Iranian-backed groups used equally brutal methods in Iraq during the height of the fighting after al-Qaeda’s bombing of the Samarra mosque in 2006. Shiite extremists became notorious for kidnapping and torturing Sunnis. Those same groups stand on the front lines today of Shiite resistance to ISIS.
The United States would be making a historic error if it were to assist such an Iranian-orchestrated ethnic-cleansing campaign with air power or even with diplomatic support. Not only would this be morally reprehensible, it would be strategically stupid because it would convince the region’s Sunni Muslims that the United States is siding against them with Iran and its regional allies.

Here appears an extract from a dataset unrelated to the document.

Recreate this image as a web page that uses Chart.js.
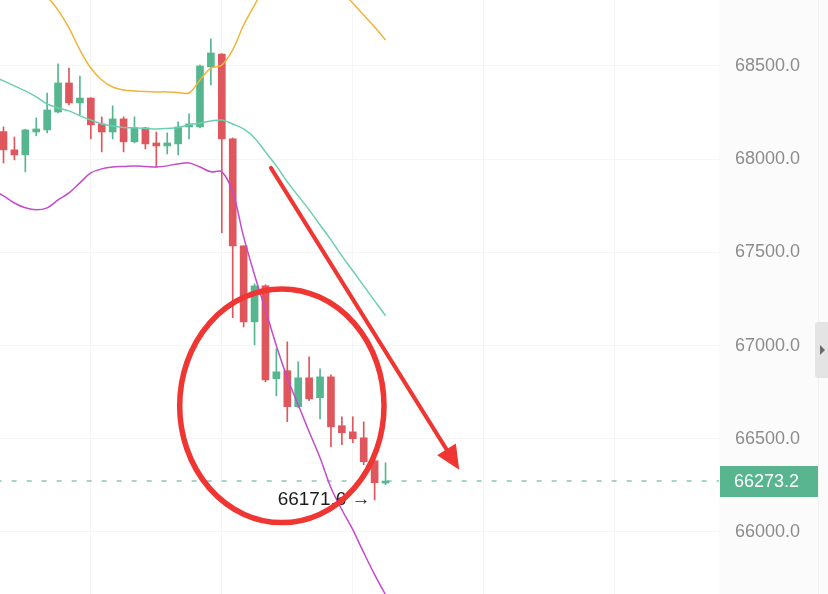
<!DOCTYPE html>
<html lang="en">
<head>
  <meta charset="UTF-8" />
  <title>BTC 15m chart</title>
  <script src="https://cdn.jsdelivr.net/npm/chart.js"></script>
  <style>
    html, body { margin: 0; padding: 0; background: #fff; }
    #wrap { width: 828px; height: 594px; position: relative; }
  </style>
</head>
<body>
  <div id="wrap"><canvas id="chart"></canvas></div>

  <script>
    // candles (index 0 = first visible bar)
    const opens  = [68148, 68050, 68023, 68146, 68157, 68253, 68409, 68302, 68328, 68189, 68146, 68216, 68093, 68168, 68087, 68071, 68082, 68173, 68173, 68495, 68564, 68109, 67535, 67127, 67320, 66822, 66865, 66672, 66827, 66720, 66832, 66570, 66537, 66505, 66382, 66262];
    const highs  = [68173, 68119, 68160, 68221, 68355, 68511, 68489, 68446, 68330, 68227, 68286, 68227, 68227, 68170, 68146, 68141, 68200, 68243, 68505, 68645, 68566, 68114, 67535, 67331, 67326, 66983, 67020, 66913, 66940, 66875, 66843, 66618, 66618, 66591, 66382, 66371];
    const lows   = [67980, 67996, 67932, 68125, 68141, 68248, 68291, 68237, 68109, 68039, 68109, 68039, 68087, 68055, 67958, 68028, 68023, 68109, 68168, 68398, 67605, 67149, 67100, 67004, 66806, 66730, 66591, 66666, 66704, 66607, 66457, 66468, 66479, 66361, 66171.6, 66253];
    const closes = [68050, 68023, 68157, 68162, 68264, 68409, 68302, 68328, 68184, 68146, 68216, 68093, 68168, 68082, 68071, 68087, 68173, 68189, 68500, 68570, 68109, 67535, 67127, 67320, 66816, 66859, 66672, 66827, 66714, 66832, 66564, 66532, 66500, 66377, 66264, 66273.2];

    // bollinger bands, first value is the bar just left of the view (index -1)
    const bbUpper  = [69150, 69095, 69041, 68988, 68918, 68870, 68800, 68704, 68586, 68489, 68425, 68387, 68371, 68366, 68363, 68361, 68361, 68358, 68355, 68425, 68489, 68505, 68586, 68720, 68827, 68934, 69041, 69122, 69149, 69149, 69122, 69041, 68907, 68838, 68773, 68709, 68639];
    const bbMiddle = [68446, 68420, 68393, 68366, 68334, 68296, 68275, 68259, 68232, 68210, 68189, 68178, 68170, 68168, 68165, 68162, 68165, 68170, 68184, 68194, 68205, 68210, 68189, 68162, 68114, 68039, 67964, 67878, 67803, 67728, 67647, 67567, 67481, 67401, 67320, 67240, 67160];
    const bbLower  = [67835, 67803, 67765, 67739, 67728, 67739, 67781, 67819, 67873, 67926, 67948, 67958, 67961, 67964, 67961, 67958, 67964, 67975, 67980, 67958, 67932, 67932, 67824, 67583, 67379, 67192, 66999, 66827, 66682, 66538, 66398, 66237, 66119, 66012, 65889, 65771, 65663];

    const yTicks = [66000, 66500, 67000, 67500, 68000, 68500];
    const xGrid = [8, 20, 32, 44, 56];
    const lastPrice = 66273.2;
    const lowPrice = 66171.6;
    const lowIndex = 34;

    // hand drawn marks, in data units (bar index, price)
    const circle = { x: 25.5, y: 66677, rx: 9.36, ry: 627 };
    const arrow = { from: [24.5, 67953], to: [41.75, 66334] };

    const GREEN = '#56b68f';
    const RED = '#df565c';
    const pts = (arr, start) => arr.map((v, i) => ({ x: i + start, y: v }));
    const candleColor = ctx => closes[ctx.dataIndex] >= opens[ctx.dataIndex] ? GREEN : RED;

    const overlay = {
      id: 'overlay',
      beforeDraw(chart) {
        const { ctx, chartArea: a, width, height } = chart;
        ctx.save();
        ctx.fillStyle = '#ffffff';
        ctx.fillRect(0, 0, width, height);
        ctx.fillStyle = '#fbfbfb';
        ctx.fillRect(a.right, 0, width - a.right, height);
        ctx.restore();
      },
      afterDatasetsDraw(chart) {
        const { ctx, scales: { x, y } } = chart;
        ctx.save();
        // low marker text
        ctx.font = '19px "Liberation Sans", "DejaVu Sans", sans-serif';
        ctx.fillStyle = '#1c1c1c';
        ctx.textAlign = 'right';
        ctx.textBaseline = 'middle';
        ctx.fillText('66171.6 \u2192', x.getPixelForValue(lowIndex) - 4, y.getPixelForValue(lowPrice));

        // red circle
        const cx = x.getPixelForValue(circle.x), cy = y.getPixelForValue(circle.y);
        const rx = x.getPixelForValue(circle.x + circle.rx) - cx;
        const ry = y.getPixelForValue(circle.y - circle.ry) - cy;
        ctx.strokeStyle = '#ef3632';
        ctx.lineWidth = 5.5;
        ctx.beginPath();
        ctx.ellipse(cx, cy, rx, ry, 0, 0, Math.PI * 2);
        ctx.stroke();

        // red arrow
        const x1 = x.getPixelForValue(arrow.from[0]), y1 = y.getPixelForValue(arrow.from[1]);
        const x2 = x.getPixelForValue(arrow.to[0]), y2 = y.getPixelForValue(arrow.to[1]);
        const ang = Math.atan2(y2 - y1, x2 - x1);
        const headLen = 24, headW = 11;
        const bx = x2 - headLen * Math.cos(ang), by = y2 - headLen * Math.sin(ang);
        ctx.lineWidth = 4;
        ctx.lineCap = 'round';
        ctx.beginPath();
        ctx.moveTo(x1, y1);
        ctx.lineTo(bx, by);
        ctx.stroke();
        ctx.fillStyle = '#ef3632';
        ctx.beginPath();
        ctx.moveTo(x2, y2);
        ctx.lineTo(bx + headW * Math.sin(ang), by - headW * Math.cos(ang));
        ctx.lineTo(bx - headW * Math.sin(ang), by + headW * Math.cos(ang));
        ctx.closePath();
        ctx.fill();
        ctx.restore();
      },
      afterDraw(chart) {
        const { ctx, chartArea: a, width, scales: { y } } = chart;
        ctx.save();
        // last price tag
        const py = y.getPixelForValue(lastPrice);
        ctx.fillStyle = '#58b58f';
        ctx.fillRect(a.right + 1, py - 15, 98, 31);
        ctx.font = '18px "Liberation Sans", Arial, sans-serif';
        ctx.fillStyle = '#ffffff';
        ctx.textAlign = 'left';
        ctx.textBaseline = 'middle';
        ctx.fillText(lastPrice.toFixed(1), a.right + 15, py + 1);

        // collapse tab on the right edge
        ctx.fillStyle = '#f1f1f1';
        ctx.fillRect(width - 10, 0, 1, chart.height);
        ctx.fillStyle = '#e4e4e4';
        ctx.beginPath();
        ctx.roundRect(width - 13, 322, 16, 56, 3);
        ctx.fill();
        ctx.fillStyle = '#6a6a6a';
        ctx.beginPath();
        ctx.moveTo(width - 8, 345);
        ctx.lineTo(width - 3, 350);
        ctx.lineTo(width - 8, 355);
        ctx.closePath();
        ctx.fill();
        ctx.restore();
      }
    };

    new Chart(document.getElementById('chart'), {
      type: 'bar',
      data: {
        datasets: [
          { type: 'line', data: pts(bbUpper, -1), borderColor: '#f0b43a', borderWidth: 1.5, pointRadius: 0, tension: 0.35, order: 0 },
          { type: 'line', data: pts(bbMiddle, -1), borderColor: '#6acfb0', borderWidth: 1.5, pointRadius: 0, tension: 0.35, order: 0 },
          { type: 'line', data: pts(bbLower, -1), borderColor: '#c44bcb', borderWidth: 1.5, pointRadius: 0, tension: 0.35, order: 0 },
          {
            data: opens.map((o, i) => ({ x: i, y: [o, closes[i]] })),
            backgroundColor: candleColor, barThickness: 7, minBarLength: 2, grouped: false, order: 1
          },
          {
            data: lows.map((l, i) => ({ x: i, y: [l, highs[i]] })),
            backgroundColor: candleColor, barThickness: 1, grouped: false, order: 2
          },
          {
            type: 'line', data: [{ x: -2, y: lastPrice }, { x: 70, y: lastPrice }],
            borderColor: '#4fab8a', borderWidth: 1, borderDash: [5, 10], pointRadius: 0, order: 3
          }
        ]
      },
      options: {
        responsive: true,
        maintainAspectRatio: false,
        animation: false,
        layout: { padding: 0 },
        plugins: { legend: { display: false }, tooltip: { enabled: false } },
        scales: {
          x: {
            type: 'linear',
            offset: false,
            min: -0.32,
            max: 65.55,
            afterBuildTicks: s => { s.ticks = xGrid.map(v => ({ value: v })); },
            afterFit: s => { s.height = 0; s.paddingLeft = 0; s.paddingRight = 0; },
            ticks: { display: false },
            border: { display: false },
            grid: { color: '#f5f5f5', drawTicks: false, offset: false }
          },
          y: {
            position: 'right',
            min: 65667,
            max: 68854,
            afterBuildTicks: s => { s.ticks = yTicks.map(v => ({ value: v })); },
            afterFit: s => { s.width = 109; s.paddingTop = 0; s.paddingBottom = 0; },
            border: { display: false },
            grid: { color: '#f5f5f5', drawTicks: false },
            ticks: {
              padding: 16,
              color: '#8c8c8c',
              font: { family: '"Liberation Sans", Arial, sans-serif', size: 18 },
              callback: v => Number(v).toFixed(1)
            }
          }
        }
      },
      plugins: [overlay]
    });
  </script>
</body>
</html>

This could lead Sunni states such as Saudi Arabia, Turkey and the United Arab Emirates to support extremists such as ISIS, further feeding the growing sectarian conflict across the region.
Instead, the United States should develop a coalition of our traditional allies dedicated to building up an alternative to al-Qaeda in the vast battlefield now stretching from Baghdad to Damascus. Such a policy will require training and equipping non-jihadist fighters of the Free Syrian Army while working to pull the Iraqi government out of Iran’s orbit. The latter goal will probably require a strenuous effort to scuttle Maliki’s bid for a third term in favor of a more inclusive leader. The United States should also work covertly, as it did during the 2007-2008 surge, to destroy Iranian networks in Iraq.
This is, to be sure, an ambitious plan, but nothing less than the future of the Middle East is at stake. If current trends continue, the United States will be faced with a nuclear Iran standing off against a Sunni Arab world in which al-Qaeda is a more important player than ever and in which at least one state (probably Saudi Arabia) acquires nuclear weapons of its own. Faced with such a prospect, we should not be pursuing a chimerical alliance with Iran. We don’t have to, and should not, ally with one group of terrorists to fight another.
Michael Doran is a senior fellow at the Saban Center for Middle East Policy at the Brookings Institution. Max Boot is a senior fellow at the Council on Foreign Relations.